SimplifyDemandedVectorElts doesn't handle shifts yet - its on the list, but as you can see just OR/XOR support causes a lot a diffs!

andreadb added inline comments.Dec 13 2018, 6:44 AM
test/CodeGen/X86/packss.ll
259–263

Yeah I noticed :-).

Anwyay, I trust your judgment on this.
My understanding is that your plan is to keep working on improving this area.
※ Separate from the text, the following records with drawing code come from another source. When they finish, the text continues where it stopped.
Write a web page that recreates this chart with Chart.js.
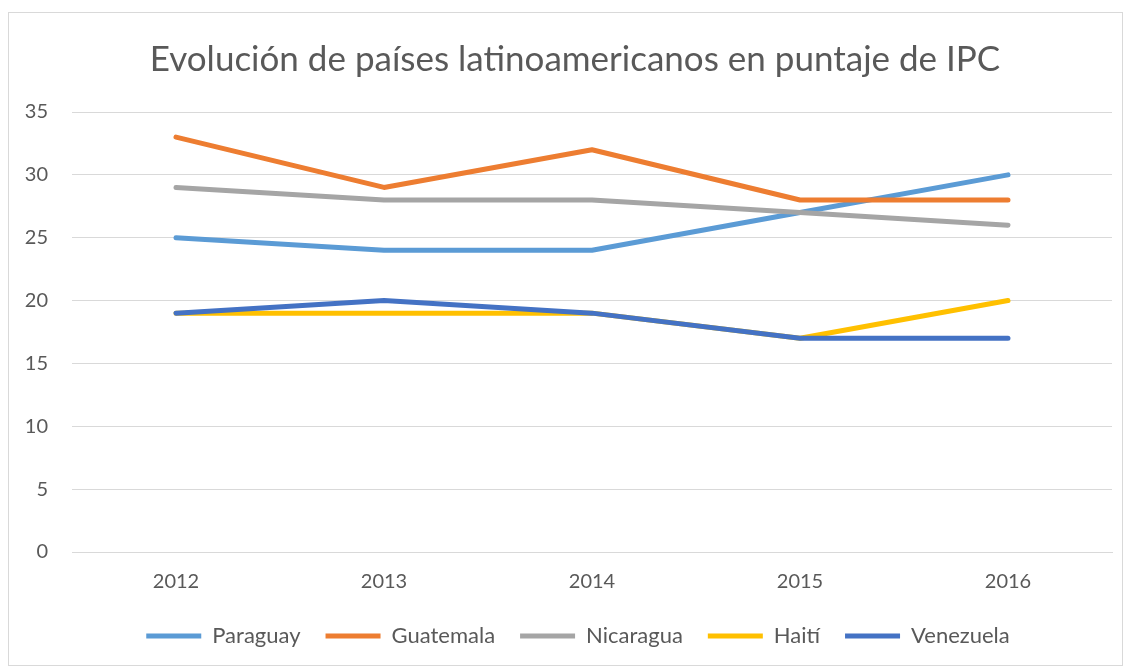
<!DOCTYPE html>
<html>
<head>
<meta charset="utf-8">
<script src="https://cdn.jsdelivr.net/npm/chart.js@4/dist/chart.umd.min.js"></script>
<style>
  body { margin: 0; background: #fff; }
  #frame { position: absolute; left: 8px; top: 12px; width: 1113px; height: 652px; border: 1px solid #d9d9d9; }
  #wrap { position: absolute; left: 9px; top: 13px; width: 1112px; height: 651px; }
</style>
</head>
<body>
<div id="frame"></div>
<div id="wrap"><canvas id="ipcChart"></canvas></div>
<script>
// datos
const years = ["2012", "2013", "2014", "2015", "2016"];
const paraguay  = [25, 24, 24, 27, 30];
const guatemala = [33, 29, 32, 28, 28];
const nicaragua = [29, 28, 28, 27, 26];
const haiti     = [19, 19, 19, 17, 20];
const venezuela = [19, 20, 19, 17, 17];

const names  = ["Paraguay", "Guatemala", "Nicaragua", "Haití", "Venezuela"];
const series = [paraguay, guatemala, nicaragua, haiti, venezuela];
const colors = ["#5B9BD5", "#ED7D31", "#A5A5A5", "#FFC000", "#4472C4"];

const textColor = "#595959";
const font = "Lato, 'Open Sans', sans-serif";

const datasets = series.map((vals, i) => ({
  label: names[i],
  data: vals,
  borderColor: colors[i],
  backgroundColor: colors[i],
  borderWidth: 5,
  borderCapStyle: "round",
  borderJoinStyle: "round",
  pointRadius: 0,
  tension: 0,
  order: series.length - i   // la ultima serie encima, como en Excel
}));

// titulo y leyenda un poco a la derecha, centrados como en Excel
const shiftBoxes = {
  id: "shiftBoxes",
  afterLayout(chart) {
    chart.titleBlock.left += 8;
    chart.titleBlock.right += 8;
    chart.legend.left += 11;
    chart.legend.right += 11;
  }
};

const ctx = document.getElementById("ipcChart").getContext("2d");
const ipcChart = new Chart(ctx, {
  type: "line",
  data: { labels: years, datasets: datasets },
  plugins: [shiftBoxes],
  options: {
    responsive: true,
    maintainAspectRatio: false,
    animation: false,
    layout: { padding: { left: 13, right: 9, top: 0, bottom: 7 } },
    plugins: {
      title: {
        display: true,
        text: "Evolución de países latinoamericanos en puntaje de IPC",
        color: textColor,
        font: { family: font, size: 35, weight: "normal" },
        padding: { top: 26, bottom: 31 }
      },
      legend: {
        position: "bottom",
        labels: {
          color: textColor,
          font: { family: font, size: 22 },
          usePointStyle: true,
          pointStyle: "line",
          pointStyleWidth: 55,
          boxHeight: 22,
          padding: 25,
          sort: (a, b) => a.datasetIndex - b.datasetIndex
        }
      },
      tooltip: { enabled: false }
    },
    scales: {
      x: {
        offset: true,
        grid: { display: false, drawTicks: false },
        border: { display: true, color: "#d9d9d9", width: 1 },
        ticks: { color: textColor, font: { family: font, size: 20 }, padding: 18 },
        afterFit: (scale) => { scale.height = 48; }
      },
      y: {
        min: 0,
        max: 35,
        ticks: { stepSize: 5, color: textColor, font: { family: font, size: 20 }, padding: 24 },
        grid: { color: "#d9d9d9", lineWidth: 1, drawTicks: false },
        border: { display: false },
        afterFit: (scale) => { scale.width = 50; }
      }
    }
  }
});
</script>
</body>
</html>
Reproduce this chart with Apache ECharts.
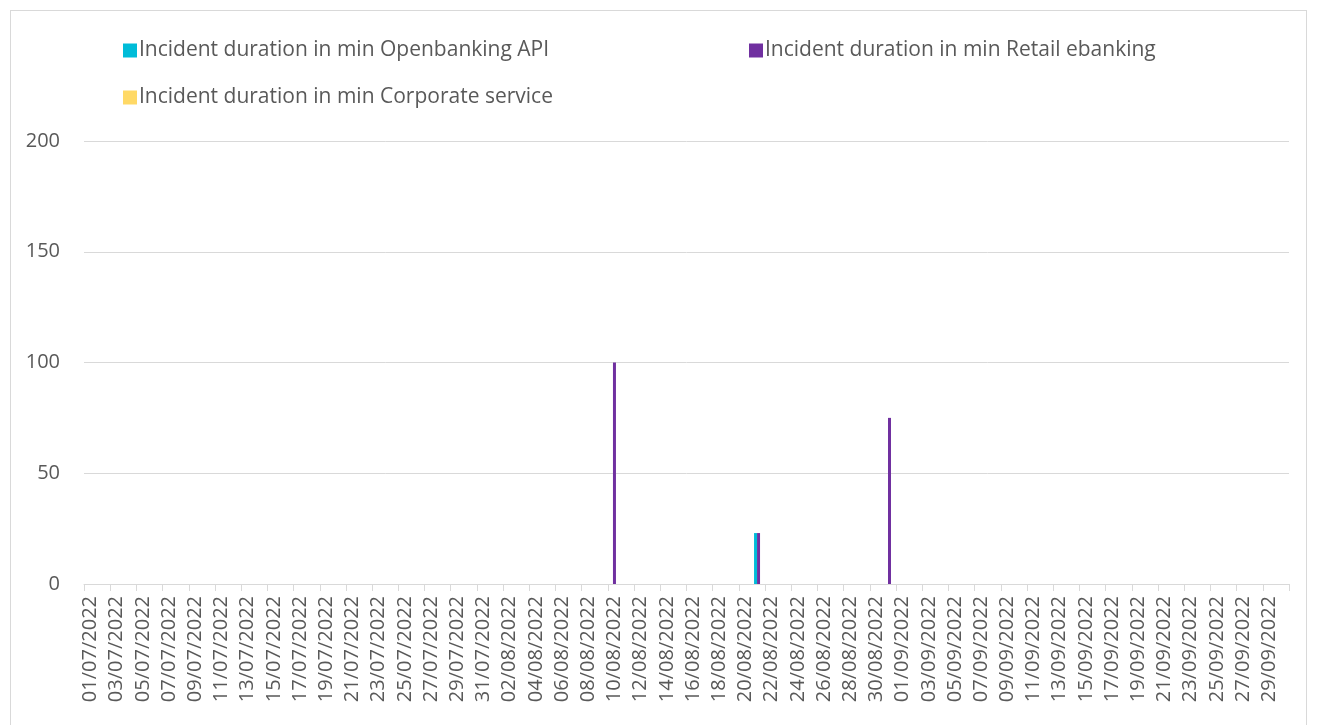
<!DOCTYPE html>
<html>
<head>
<meta charset="utf-8">
<script src="https://cdn.jsdelivr.net/npm/echarts@6/dist/echarts.min.js"></script>
<style>
  html, body { margin: 0; padding: 0; background: #fff; }
  .frame {
    position: absolute; left: 10px; top: 10px; width: 1297px; height: 730px;
    border: 1px solid #d9d9d9; box-sizing: border-box;
  }
  #chart { position: absolute; left: 0; top: 0; width: 1320px; height: 725px; }
</style>
</head>
<body>
<div class="frame"></div>
<div id="chart"></div>
<script>
// dates 01/07/2022 .. 30/09/2022
var monthDays = [[7, 31], [8, 31], [9, 30]]
var dates = []
monthDays.forEach(function (m) {
  for (var d = 1; d <= m[1]; d++) {
    dates.push((d < 10 ? '0' : '') + d + '/0' + m[0] + '/2022')
  }
})

var seriesNames = [
  'Incident duration in min Openbanking API',
  'Incident duration in min Retail ebanking',
  'Incident duration in min Corporate service'
]
// non-zero incidents only, everything else is 0
var openbankingIncidents = { '21/08/2022': 23 }
var retailIncidents = { '10/08/2022': 100, '21/08/2022': 23, '31/08/2022': 75 }
var corporateIncidents = {}
var yTicks = [0, 50, 100, 150, 200]

var colors = ['#00BCD8', '#7030A0', '#FFD966']

function fill (map) {
  return dates.map(function (d) { return map[d] || 0 })
}
var seriesData = [fill(openbankingIncidents), fill(retailIncidents), fill(corporateIncidents)]

var textColor = '#595959'
var font = 'Open Sans'

var legends = [
  { left: 118, top: 35 },
  { left: 744, top: 35 },
  { left: 118, top: 82 }
].map(function (pos, i) {
  return {
    left: pos.left, top: pos.top,
    data: [seriesNames[i]],
    itemWidth: 14, itemHeight: 14, itemGap: 0,
    icon: 'rect',
    textStyle: { color: textColor, fontSize: 21, fontFamily: font, padding: [0, 0, 0, -3] }
  }
})

var myChart = echarts.init(document.getElementById('chart'))
myChart.setOption({
  animation: false,
  color: colors,
  legend: legends,
  grid: { left: 84, right: 31, top: 141, bottom: 141 },
  xAxis: {
    type: 'category',
    data: dates,
    axisLine: { lineStyle: { color: '#d9d9d9' } },
    axisTick: { show: true, interval: 1, length: 7, lineStyle: { color: '#d9d9d9' } },
    axisLabel: {
      interval: 1, rotate: 90, color: textColor, fontSize: 20, fontFamily: font, margin: 12
    }
  },
  yAxis: {
    type: 'value',
    min: yTicks[0], max: yTicks[yTicks.length - 1], interval: 50,
    axisLine: { show: false },
    axisTick: { show: false },
    splitLine: { lineStyle: { color: '#d9d9d9' } },
    axisLabel: { color: textColor, fontSize: 20, fontFamily: font, margin: 24 }
  },
  series: seriesData.map(function (data, i) {
    return {
      name: seriesNames[i],
      type: 'bar',
      data: data,
      barWidth: 3,
      barGap: '0%'
    }
  })
})
</script>
</body>
</html>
If that's the case, then I am happy if you file a bug to track the progress on fixing that particular regression, so that this change can be committed.

RKSimon marked an inline comment as not done.Dec 14 2018, 12:25 AM

@jonpa Are you OK with the systemz knownbits.ll change please?

test/CodeGen/X86/known-bits-vector.ll
173–177

I've raised https://bugs.llvm.org/show_bug.cgi?id=40000 which should cover this kind of issue.

test/CodeGen/X86/packss.ll
259–263

Again https://bugs.llvm.org/show_bug.cgi?id=40000 might help here (only demand the signbit from some elements)

I leave the review of the SystemZ test to Uli.

This revision is now accepted and ready to land.Dec 14 2018, 3:20 AM

I leave the review of the SystemZ test to Uli.

Yes, this LGTM as well.

This revision was automatically updated to reflect the committed changes.